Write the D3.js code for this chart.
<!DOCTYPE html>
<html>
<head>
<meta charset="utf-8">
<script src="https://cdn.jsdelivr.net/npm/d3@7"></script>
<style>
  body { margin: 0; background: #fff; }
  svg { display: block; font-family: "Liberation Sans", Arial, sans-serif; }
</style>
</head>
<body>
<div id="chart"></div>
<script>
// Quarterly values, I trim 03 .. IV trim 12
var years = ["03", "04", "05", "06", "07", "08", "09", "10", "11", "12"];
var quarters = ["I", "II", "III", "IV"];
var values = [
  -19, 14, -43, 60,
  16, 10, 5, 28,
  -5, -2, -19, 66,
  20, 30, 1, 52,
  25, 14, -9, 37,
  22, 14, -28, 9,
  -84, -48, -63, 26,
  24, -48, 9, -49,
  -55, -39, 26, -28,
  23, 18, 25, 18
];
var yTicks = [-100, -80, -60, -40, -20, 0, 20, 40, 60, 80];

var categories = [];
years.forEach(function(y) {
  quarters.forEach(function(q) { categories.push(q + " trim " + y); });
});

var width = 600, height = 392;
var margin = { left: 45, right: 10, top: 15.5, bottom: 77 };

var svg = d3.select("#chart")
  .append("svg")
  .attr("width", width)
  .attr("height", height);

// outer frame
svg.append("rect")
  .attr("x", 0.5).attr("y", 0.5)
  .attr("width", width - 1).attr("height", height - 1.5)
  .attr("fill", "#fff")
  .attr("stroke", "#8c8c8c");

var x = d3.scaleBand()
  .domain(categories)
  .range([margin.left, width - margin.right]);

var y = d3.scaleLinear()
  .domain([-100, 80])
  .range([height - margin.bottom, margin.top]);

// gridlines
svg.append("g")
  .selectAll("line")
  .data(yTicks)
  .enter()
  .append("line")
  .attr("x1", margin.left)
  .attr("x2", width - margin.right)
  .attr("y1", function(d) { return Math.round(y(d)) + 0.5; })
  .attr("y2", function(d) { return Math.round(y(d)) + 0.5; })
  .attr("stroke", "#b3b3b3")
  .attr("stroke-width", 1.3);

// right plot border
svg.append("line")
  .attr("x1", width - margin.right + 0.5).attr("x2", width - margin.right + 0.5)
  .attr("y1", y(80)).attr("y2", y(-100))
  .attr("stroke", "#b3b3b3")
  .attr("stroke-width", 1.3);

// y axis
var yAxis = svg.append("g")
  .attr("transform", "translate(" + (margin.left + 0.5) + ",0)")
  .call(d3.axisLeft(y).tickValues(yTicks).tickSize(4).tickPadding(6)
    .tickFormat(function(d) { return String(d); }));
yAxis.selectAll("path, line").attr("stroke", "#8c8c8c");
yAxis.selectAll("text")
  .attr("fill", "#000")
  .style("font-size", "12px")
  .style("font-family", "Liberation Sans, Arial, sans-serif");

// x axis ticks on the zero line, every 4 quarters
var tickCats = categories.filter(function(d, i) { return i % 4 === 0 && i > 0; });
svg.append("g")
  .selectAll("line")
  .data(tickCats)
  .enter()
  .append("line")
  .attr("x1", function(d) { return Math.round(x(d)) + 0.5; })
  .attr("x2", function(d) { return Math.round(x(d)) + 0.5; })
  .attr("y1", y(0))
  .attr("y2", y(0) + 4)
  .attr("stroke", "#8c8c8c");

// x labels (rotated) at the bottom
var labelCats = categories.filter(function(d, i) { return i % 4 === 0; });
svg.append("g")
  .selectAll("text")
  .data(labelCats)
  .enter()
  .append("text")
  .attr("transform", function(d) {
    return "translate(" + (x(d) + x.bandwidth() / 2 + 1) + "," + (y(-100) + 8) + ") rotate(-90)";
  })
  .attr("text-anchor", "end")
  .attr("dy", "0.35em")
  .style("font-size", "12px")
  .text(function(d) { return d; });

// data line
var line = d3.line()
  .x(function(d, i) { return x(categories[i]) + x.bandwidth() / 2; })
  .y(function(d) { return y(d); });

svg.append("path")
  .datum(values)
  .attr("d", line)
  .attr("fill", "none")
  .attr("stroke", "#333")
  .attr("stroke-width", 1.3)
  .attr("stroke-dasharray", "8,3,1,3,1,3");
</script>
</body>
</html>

__________________________________________________

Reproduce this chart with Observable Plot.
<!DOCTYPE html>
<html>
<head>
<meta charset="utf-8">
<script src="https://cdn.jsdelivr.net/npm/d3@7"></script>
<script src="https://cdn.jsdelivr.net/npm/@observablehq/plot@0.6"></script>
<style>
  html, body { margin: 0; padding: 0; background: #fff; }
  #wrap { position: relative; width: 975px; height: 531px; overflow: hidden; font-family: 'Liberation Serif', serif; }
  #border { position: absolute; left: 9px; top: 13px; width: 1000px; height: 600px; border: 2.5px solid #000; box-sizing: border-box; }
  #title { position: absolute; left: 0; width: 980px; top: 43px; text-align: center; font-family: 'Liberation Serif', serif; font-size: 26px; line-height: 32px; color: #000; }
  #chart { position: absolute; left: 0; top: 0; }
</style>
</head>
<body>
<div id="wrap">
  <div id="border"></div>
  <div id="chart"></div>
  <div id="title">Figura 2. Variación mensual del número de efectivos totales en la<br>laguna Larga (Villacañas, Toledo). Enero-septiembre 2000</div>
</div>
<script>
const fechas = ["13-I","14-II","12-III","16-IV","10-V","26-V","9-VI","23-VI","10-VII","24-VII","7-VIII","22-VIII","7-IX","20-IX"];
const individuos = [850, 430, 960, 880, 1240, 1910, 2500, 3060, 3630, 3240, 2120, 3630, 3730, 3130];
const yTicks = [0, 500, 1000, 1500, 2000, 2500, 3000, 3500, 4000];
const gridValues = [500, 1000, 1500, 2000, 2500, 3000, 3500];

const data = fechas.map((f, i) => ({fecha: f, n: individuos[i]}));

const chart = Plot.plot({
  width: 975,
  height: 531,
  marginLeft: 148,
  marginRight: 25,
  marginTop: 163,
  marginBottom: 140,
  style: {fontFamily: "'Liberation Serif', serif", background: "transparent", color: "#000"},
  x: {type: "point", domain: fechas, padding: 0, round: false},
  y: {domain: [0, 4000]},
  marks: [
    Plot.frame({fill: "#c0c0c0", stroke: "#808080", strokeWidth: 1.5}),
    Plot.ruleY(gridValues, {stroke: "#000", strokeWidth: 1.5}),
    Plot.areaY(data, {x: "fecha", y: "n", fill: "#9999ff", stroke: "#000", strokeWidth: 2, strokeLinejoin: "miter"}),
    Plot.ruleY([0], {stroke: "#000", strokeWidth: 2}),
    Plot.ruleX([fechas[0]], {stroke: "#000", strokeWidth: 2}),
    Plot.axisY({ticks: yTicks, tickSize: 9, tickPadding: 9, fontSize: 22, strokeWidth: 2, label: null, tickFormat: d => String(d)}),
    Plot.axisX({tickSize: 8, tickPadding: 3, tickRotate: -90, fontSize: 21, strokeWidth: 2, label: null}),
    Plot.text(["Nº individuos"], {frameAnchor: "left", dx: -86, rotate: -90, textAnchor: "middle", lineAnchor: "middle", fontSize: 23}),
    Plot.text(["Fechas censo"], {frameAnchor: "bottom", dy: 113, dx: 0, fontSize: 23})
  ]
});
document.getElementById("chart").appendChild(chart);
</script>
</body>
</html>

__________________________________________________

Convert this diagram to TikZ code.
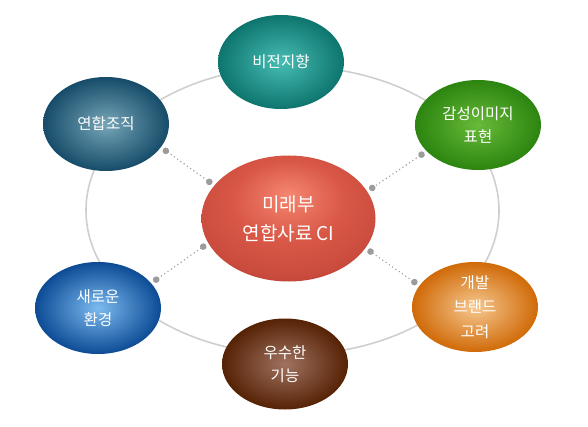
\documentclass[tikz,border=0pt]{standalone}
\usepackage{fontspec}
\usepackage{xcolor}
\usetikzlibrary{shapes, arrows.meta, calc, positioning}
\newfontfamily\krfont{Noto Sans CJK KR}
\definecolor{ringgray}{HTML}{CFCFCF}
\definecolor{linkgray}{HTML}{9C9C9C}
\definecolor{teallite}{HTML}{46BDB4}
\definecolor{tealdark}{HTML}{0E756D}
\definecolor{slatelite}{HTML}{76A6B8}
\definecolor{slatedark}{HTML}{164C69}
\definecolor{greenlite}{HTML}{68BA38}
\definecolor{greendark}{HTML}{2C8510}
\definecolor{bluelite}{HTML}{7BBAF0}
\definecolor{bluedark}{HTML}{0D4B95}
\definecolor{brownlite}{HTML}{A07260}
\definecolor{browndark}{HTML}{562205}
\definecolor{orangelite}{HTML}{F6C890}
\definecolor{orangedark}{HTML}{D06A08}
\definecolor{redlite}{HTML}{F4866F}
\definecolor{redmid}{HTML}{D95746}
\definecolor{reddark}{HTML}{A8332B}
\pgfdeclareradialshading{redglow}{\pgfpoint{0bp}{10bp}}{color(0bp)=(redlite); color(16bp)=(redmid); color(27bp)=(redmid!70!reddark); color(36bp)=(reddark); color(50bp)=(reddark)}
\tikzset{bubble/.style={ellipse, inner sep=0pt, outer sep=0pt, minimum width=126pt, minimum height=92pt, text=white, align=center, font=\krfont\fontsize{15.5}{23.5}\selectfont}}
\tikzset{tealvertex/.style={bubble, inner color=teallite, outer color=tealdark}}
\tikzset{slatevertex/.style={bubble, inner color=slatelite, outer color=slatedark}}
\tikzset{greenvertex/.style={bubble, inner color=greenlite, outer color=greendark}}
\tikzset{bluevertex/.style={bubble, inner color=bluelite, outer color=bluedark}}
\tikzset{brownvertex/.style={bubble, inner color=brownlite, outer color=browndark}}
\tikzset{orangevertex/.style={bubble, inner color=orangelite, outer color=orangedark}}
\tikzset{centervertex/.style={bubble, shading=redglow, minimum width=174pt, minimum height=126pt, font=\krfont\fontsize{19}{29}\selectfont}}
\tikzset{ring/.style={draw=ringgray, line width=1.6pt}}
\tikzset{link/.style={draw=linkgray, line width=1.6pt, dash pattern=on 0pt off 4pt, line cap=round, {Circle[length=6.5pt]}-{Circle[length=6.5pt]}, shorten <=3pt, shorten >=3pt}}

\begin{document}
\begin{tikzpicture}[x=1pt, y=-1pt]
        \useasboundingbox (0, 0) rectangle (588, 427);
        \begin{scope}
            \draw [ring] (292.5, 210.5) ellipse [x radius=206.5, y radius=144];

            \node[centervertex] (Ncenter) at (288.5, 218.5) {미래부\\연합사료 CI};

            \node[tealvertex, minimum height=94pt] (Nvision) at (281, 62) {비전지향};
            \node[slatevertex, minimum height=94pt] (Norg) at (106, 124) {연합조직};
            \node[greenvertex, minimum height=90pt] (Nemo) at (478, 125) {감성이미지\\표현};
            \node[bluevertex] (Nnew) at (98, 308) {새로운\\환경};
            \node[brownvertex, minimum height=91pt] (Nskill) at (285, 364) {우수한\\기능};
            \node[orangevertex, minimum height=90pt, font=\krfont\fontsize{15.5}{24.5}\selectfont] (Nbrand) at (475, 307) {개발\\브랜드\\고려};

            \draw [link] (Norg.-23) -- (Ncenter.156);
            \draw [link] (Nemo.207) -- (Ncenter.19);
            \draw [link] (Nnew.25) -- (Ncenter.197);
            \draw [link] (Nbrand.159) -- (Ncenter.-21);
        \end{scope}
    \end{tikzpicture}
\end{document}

__________________________________________________

▶ [Job]
Gather, from the listing above, every line carrying the word "chart".

▶ [Full output]
Write the D3.js code for this chart.
<div id="chart"></div>
var svg = d3.select("#chart")
Reproduce this chart with Observable Plot.
  #chart { position: absolute; left: 0; top: 0; }
  <div id="chart"></div>
const chart = Plot.plot({
document.getElementById("chart").appendChild(chart);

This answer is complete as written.